What does “independence” mean to you? When it comes to the 4th of July, it’s a reason for all Americans to celebrate our unity and freedom as a nation. But for more than 23 million Americans, “independence” also means a celebration of freedom from drugs and alcohol.
When liberation meets libation, it creates a problematic experience for those who are making an effort to remain sober. The good news is, with a little preparation, you can join the celebration and/or host one that respects everyone’s independence.
1. Remember why you are in recovery
Seeing your friends and family indulging in alcohol may bring back memories from before your journey. Before you make plans, put your reasons for recovery back into perspective. Talk to a supportive person in your life, or attend an extra meeting to make sure you are focused on your new lifestyle when you get to the gathering.
2. Make plans with people who support your recovery
Staying sober is always easier around people who love and support you. Instead of celebrating with casual acquaintances, make plans with people who will minimize the pressure to drink and prioritize your wellness.
3. Host your own alcohol-free gathering
Having trouble finding a celebration that feels supportive?

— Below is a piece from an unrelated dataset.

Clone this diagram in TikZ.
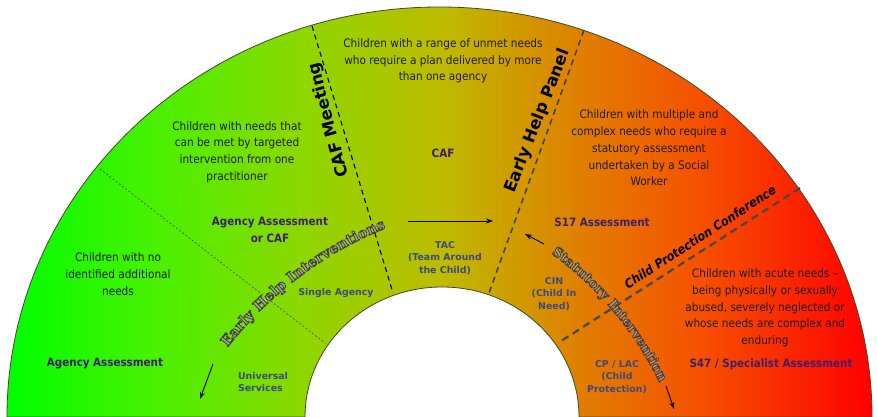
\documentclass[tikz,border=0pt]{standalone}
\usepackage{fontspec}
\setmainfont{DejaVu Sans Condensed}[BoldFont={DejaVu Sans Condensed Bold},ItalicFont={DejaVu Sans Condensed Oblique},BoldItalicFont={DejaVu Sans Condensed Bold Oblique}]
\newfontfamily\headfont{DejaVu Sans}[BoldFont={DejaVu Sans Bold}]
\newfontfamily\arcfont{DejaVu Serif}[BoldFont={DejaVu Serif Bold}]
\usetikzlibrary{arrows.meta,decorations.text}
\definecolor{g0}{HTML}{00FF00}
\definecolor{g1}{HTML}{44F200}
\definecolor{g2}{HTML}{8CD800}
\definecolor{g3}{HTML}{BDBC00}
\definecolor{g4}{HTML}{E27C00}
\definecolor{g5}{HTML}{F65000}
\definecolor{g6}{HTML}{FF0000}
\definecolor{bodytxt}{HTML}{1E1E1E}
\definecolor{purp}{HTML}{3D1F6E}
\definecolor{slate}{HTML}{3D4A7D}
\definecolor{arcfill}{HTML}{A4A4A4}
\definecolor{ringline}{HTML}{3C4A2A}
\newcommand{\outlinetext}{\special{pdf:literal direct 0.25 0.25 0.25 RG 0.8 w 2 Tr}}
\pgfdeclarehorizontalshading{annshade}{100bp}{color(0bp)=(g0); color(25bp)=(g0); color(33bp)=(g1); color(41.9bp)=(g2); color(50bp)=(g3); color(58.5bp)=(g4); color(65.1bp)=(g5); color(75bp)=(g6); color(100bp)=(g6)}
\begin{document}
\begin{tikzpicture}[x=1pt,y=1pt,
  body/.style={font=\fontsize{11.7}{16.7}\selectfont, text=bodytxt, align=center, inner sep=0pt},
  lab/.style={font=\bfseries\fontsize{11.5}{17.5}\selectfont, text=purp, align=center, inner sep=0pt},
  small/.style={font=\headfont\bfseries\fontsize{9.4}{12.5}\selectfont, text=slate, align=center, inner sep=0pt},
  head/.style={font=\headfont\bfseries\fontsize{16.5}{18}\selectfont, text=black, inner sep=0pt},
  sepdot/.style={draw=black!70, line width=0.6pt, dash pattern=on 2pt off 2pt},
  sepcaf/.style={draw=black, line width=1.1pt, dash pattern=on 5pt off 4pt},
  sepehp/.style={draw=black!75, line width=1.5pt, dash pattern=on 6pt off 4.5pt},
  sepcpc/.style={draw=black!72, line width=2.2pt, dash pattern=on 7.5pt off 5pt},
  arr/.style={draw=black, line width=0.9pt, -{Stealth[length=7pt,width=5pt]}},
  ehitext/.style={decorate, decoration={text along path, text align=center,
    text={|\arcfont\bfseries\fontsize{14.5}{15}\selectfont\color{arcfill}\outlinetext|Early Help Interventions}}},
  sttext/.style={decorate, decoration={text along path, text align=center,
    text={|\arcfont\bfseries\fontsize{13.5}{14}\selectfont\color{arcfill}\outlinetext|Statutory Intervention}}}
]
\useasboundingbox (0,0) rectangle (877,417);
% ring
\shadedraw[shading=annshade, draw=ringline, line width=0.8pt]
  (7,0) arc[start angle=180,end angle=0,x radius=432.5pt,y radius=410pt]
  -- (579,0) arc[start angle=0,end angle=180,x radius=137pt,y radius=130pt] -- cycle;
% separators
\coordinate (d1a) at (100,248); \coordinate (d1b) at (325,74);
\coordinate (d2a) at (312,391); \coordinate (d2b) at (393,124);
\coordinate (d3a) at (584,387); \coordinate (d3b) at (489,124);
\coordinate (d4a) at (800,229); \coordinate (d4b) at (558,74);
\draw[sepdot] (d1a) -- (d1b);
\draw[sepcaf] (d2a) -- (d2b);
\draw[sepehp] (d3a) -- (d3b);
\draw[sepcpc] (d4a) -- (d4b);
% body texts
\node[body] (t1) at (118,143) {Children with no\\identified additional\\needs};
\node[body] (t2) at (237,265) {Children with needs that\\can be met by targeted\\intervention from one\\practitioner};
\node[body] (t3) at (443,356) {Children with a range of unmet needs\\who require a plan delivered by more\\than one agency};
\node[body] (t4) at (649,269) {Children with multiple and\\complex needs who require a\\statutory assessment\\undertaken by a Social\\Worker};
\node[body] (t5) at (765,109) {Children with acute needs --\\being physically or sexually\\abused, severely neglected or\\whose needs are complex and\\enduring};
% purple labels
\node[lab] (lAA) at (105,53) {Agency Assessment};
\node[lab] (lAAC) at (270,187) {Agency Assessment\\or CAF};
\node[lab] (lCAF) at (443,264) {CAF};
\node[lab] (lS17) at (602,195) {S17 Assessment};
\node[lab] (lS47) at (771,53) {S47 / Specialist Assessment};
% small labels
\node[small, align=left] (sUS) at (263,35) {Universal\\Services};
\node[small] (sSA) at (336,124) {Single Agency};
\node[small] (sTAC) at (445,159) {TAC\\(Team Around\\the Child)};
\node[small] (sCIN) at (554,123) {CIN\\(Child In\\Need)};
\node[small] (sCP) at (617,40) {CP / LAC\\(Child\\Protection)};
% headers
\node[head, rotate=105] (hCAF) at (329,297) {CAF Meeting};
\node[head, rotate=69] (hEHP) at (538,296) {Early Help Panel};
\node[font=\bfseries\itshape\fontsize{12.5}{14}\selectfont, inner sep=0pt, rotate=33] (hCPC) at (700,180) {Child Protection Conference};
% curved texts
\coordinate (ehiO) at (530,-167);
\coordinate (stO) at (349,-116);
\path[ehitext] (ehiO) ++(152:384pt) arc[start angle=152,end angle=102,radius=384pt];
\path[sttext] (stO) ++(64:345pt) arc[start angle=64,end angle=16,radius=345pt];
% arrows
\coordinate (a1s) at (213,53); \coordinate (a1e) at (200,18);
\coordinate (a2s) at (666,31); \coordinate (a2e) at (674,8);
\coordinate (a3s) at (408,196); \coordinate (a3e) at (493,196);
\coordinate (a4s) at (544,173); \coordinate (a4e) at (525,183);
\draw[arr] (a1s) -- (a1e);
\draw[arr] (a2s) -- (a2e);
\draw[arr] (a3s) -- (a3e);
\draw[arr] (a4s) -- (a4e);
\end{tikzpicture}
\end{document}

Chances are, so are other people you know. Organize a gathering or outing that promises the support you need. Maybe it’ll even become a tradition!
Your decision to live a sober lifestyle is not at the expense of enjoying life. In fact, you may find yourself making greater memories and stronger relationships as a result of sober celebration. Get in line for the grill and wear red, white and blue, because everything you can drink through you can do sober, too.